Now one would be hard pressed to imagine a practical reason for running a search that would return both “cop” and “cup,” but using regular expressions to search for potentially misspelled proper names, product codes or technical terms can be very handy.

Imagine for instance you’re doing some research on Exalead. To make sure you haven’t missed an important document in which Exalead has been misspelled, you might try something like “/ex.lead/” to catch variants such as “exelead” or “exilead”.

You could also try “/exa*lead/”, with the asterisk (“*”) being a regex wildcard that indicates the preceding letter can be repeated 0 or more times. A search on “/exa*lead/” would therefore return variants like “exalead”, “exaalead” and “exaaalead”.

If you wanted to exclude documents in which Exalead was correctly spelled, you could simply add “-exalead” to your query, i.e. “/exa*lead/ -exalead”, returning only matches like “exaalead” and “exaaalead”. (The minus sign is an Exalead Advanced Search option that lets you exclude words from the results for any query. Looking for company names containing “Einstein” but no time to wade through a zillion articles on Albert Einstein? Try “einstein -albert“!).
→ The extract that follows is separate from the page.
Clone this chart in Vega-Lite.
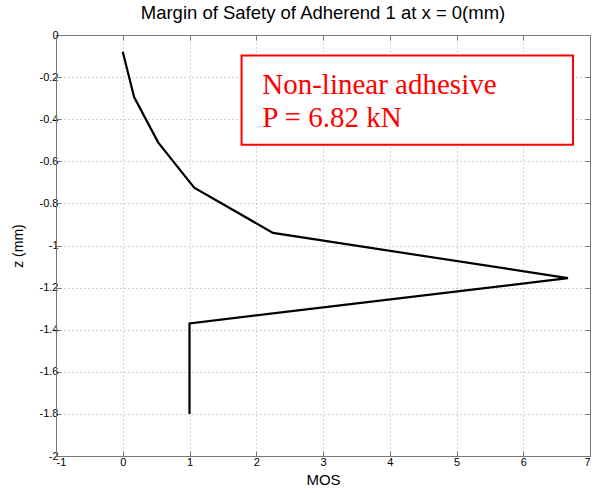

Sometimes, you may not be using regular expressions to hunt for misspellings but rather to include legitimate spelling variations, like “color” (American English) and “colour” (British English). Here, you could use a vertical bar (“|”) between alternative characters or words, which is regex ‘shorthand’ for “or”. For example, entering “/gr(a|e)y/ whale” would tell ExaBot to find all matches for either “gray whale” or “grey whale.”

To learn more about regular expressions, take a look at the regex Wikipedia article. Be sure to also look over all of Exalead’s Advanced Search options. Used alone or in combination (as with the “/exa*lead/ -exalead” example), they offer an easy way to inject some high-octane fuel into your next query.

  • Jason

    Excellent work, thank you! I’ve been looking for a regex-enabled search engine for a while, and I’m glad that you’ve made it. Please keep up the great work — I see that this feature of Exalead has been around for at least 3 years.
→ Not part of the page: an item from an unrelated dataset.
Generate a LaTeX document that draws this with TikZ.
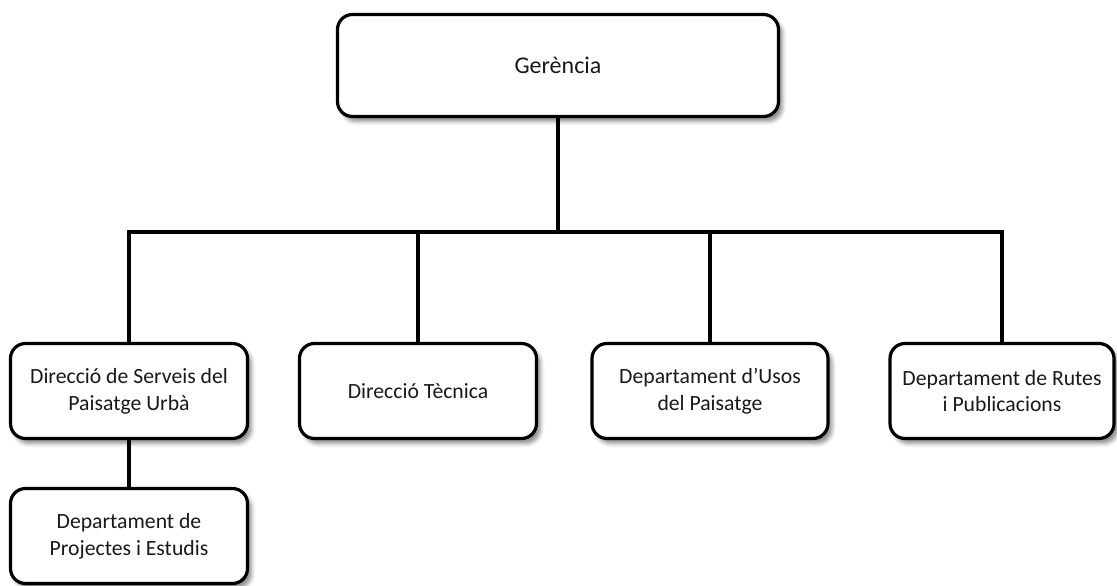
\documentclass[tikz,border=0pt]{standalone}
\usepackage{fontspec}
\setmainfont{Carlito}
\usetikzlibrary{shadows.blur}
\tikzset{
  orgbox/.style={draw=black, line width=3.2pt, fill=white, rounded corners=15pt,
    align=center, inner sep=0pt, text=black!90,
    font=\fontsize{21.7}{26.7}\selectfont,
    blur shadow={shadow xshift=4pt, shadow yshift=-5pt, shadow blur radius=4pt, shadow opacity=45}},
  link/.style={draw=black, line width=3.1pt}
}
\begin{document}
\begin{tikzpicture}[x=1pt,y=-1pt]
\useasboundingbox (0,0) rectangle (1117,586);
\node[orgbox, minimum width=441pt, minimum height=102pt, font=\fontsize{24}{29}\selectfont] (ger) at (558,65.5) {Gerència};
\node[orgbox, minimum width=237pt, minimum height=95pt] (b1) at (129,391) {Direcció de Serveis del\\Paisatge Urbà};
\node[orgbox, minimum width=237pt, minimum height=95pt] (b2) at (418,391) {Direcció Tècnica};
\node[orgbox, minimum width=236pt, minimum height=95pt] (b3) at (710,391) {Departament d’Usos\\del Paisatge};
\node[orgbox, minimum width=224pt, minimum height=95pt] (b4) at (1002,391) {Departament de Rutes\\i Publicacions};
\node[orgbox, minimum width=237pt, minimum height=95pt] (b5) at (129,536) {Departament de\\Projectes i Estudis};
\coordinate (bus) at (558,232);
\draw[link] (ger.south) -- (bus);
\draw[link] (b1.north) |- (bus);
\draw[link] (bus) -| (b4.north);
\draw[link] (b2.north) -- (b2.north |- bus);
\draw[link] (b3.north) -- (b3.north |- bus);
\draw[link] (b1.south) -- (b5.north);
\end{tikzpicture}
\end{document}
  • Great extension for professional programmers. Unfortunaly reg expressions are not easy enough for regular users.

  • First, congratulations for integrating this very powerful feature, which in my opinion would be worth teaching much more widely.
    Regexps are too often closely associated with the word ‘geek’ nearby…
    A few remarks however:
    About the example “/exa*lead/ -exalead”:
    1. a more straightforward regexp is simply /exaa+lead/
    2. the mix between regexp and word exclusion with minus gives me the uncomfortable feeling that it introduces a kind of new dialect of regexps 🙁
    About the example “color” (American English) and “colour”:
    It is usually used to introduce the ? quantifier, /colou?r/
    About dialects, when a MacUser, I appreciate a lot the very complete and sophisticated regexp treatment offered by TextWrangler, with a nice user manual. Worth having a look to define specs?
    TextWrangler is available as freeware at:
    http://www.barebones.com/